Harry Rus Warne (October 10, 1872 – April 25, 1954) was a Charleston, West Virginia-based architect.

He was born at Parkersburg, West Virginia in 1872 and attended the Ohio Mechanics Institute (OMI) in Cincinnati, Ohio. Warne established his architectural practice in
Parkersburg in 1892, after having traveled extensively throughout the United States and in Europe. He moved to Charleston in 1902, and formed Silling Associates, Inc. The firm continues today as the oldest continuing architectural firm in West Virginia.

He designed two World’s Fair pavilions for West Virginia. One was the 123-foot tall Coal Column and West Virginia Building at the 1907 Jamestown Exposition; the other was the West Virginia Building for the 1915 Panama–Pacific International Exposition in San Francisco. He also designed many residential homes for wealthy clients in the growing suburbs of Edgewood, South Hills, and Kanawha City near Charleston.

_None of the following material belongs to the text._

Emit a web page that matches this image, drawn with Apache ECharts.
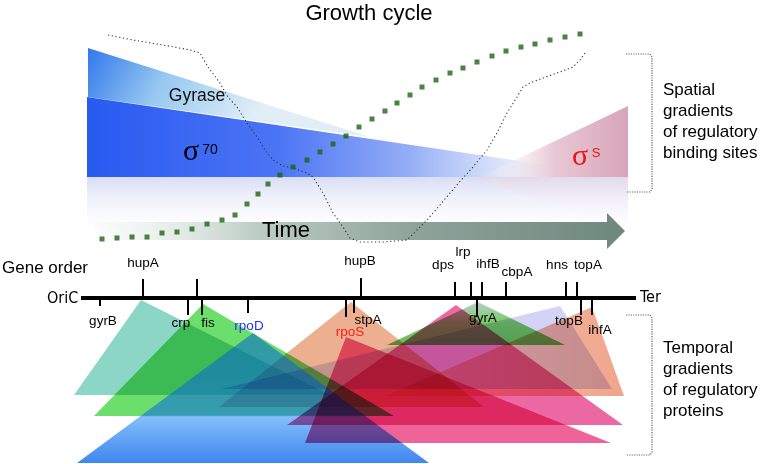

Warne died at home in Charleston April 25, 1954, and his ashes are in the Warne family mausoleum in Mount Olivet Cemetery in Parkersburg.

==Selected works==
- 1897: Sharon Lodge No. 28 IOOF, Parkersburg, West Virginia, listed on the National Register of Historic Places in 1982.
- 1910: Kenwood (Huntington, West Virginia), Huntington, West Virginia, listed on the National Register of Historic Places in 2007.
- 1913: Old Main (Nicholas County High School), Summersville, West Virginia, listed on the National Register of Historic Places in 1989.
- 1916: Dalgain, Charleston, West Virginia, listed on the National Register of Historic Places in 1984.
- 1917, 1924: Kanawha County Courthouse, Charleston, West Virginia, listed on the National Register of Historic Places in 1978; additions to original 1892 building by Warne and Warne, Tucker & Patteson.
- 1917-1921: Boone County Courthouse (West Virginia), Madison, West Virginia, listed on the National Register of Historic Places in 1981.
- 1921: Charleston City Hall, Charleston, West Virginia, listed on the National Register of Historic Places in 1988.
- 1928: Garnet High School, Charleston, West Virginia, listed on the National Register of Historic Places in 1990; by Warne, Tucker, Silling & Hutchison.
- 1928: St. John's Episcopal Church (Charleston, West Virginia), Charleston, West Virginia, listed on the National Register of Historic Places in 1989; Parish House additions to original building by Warne, Tucker, Silling & Hutchison.
- Also designed properties in the Grosscup Road Historic District, Charleston, West Virginia, listed on the National Register of Historic Places in 1984, and Mount Hope Historic District, Mount Hope, West Virginia, listed on the National Register of Historic Places in 2007.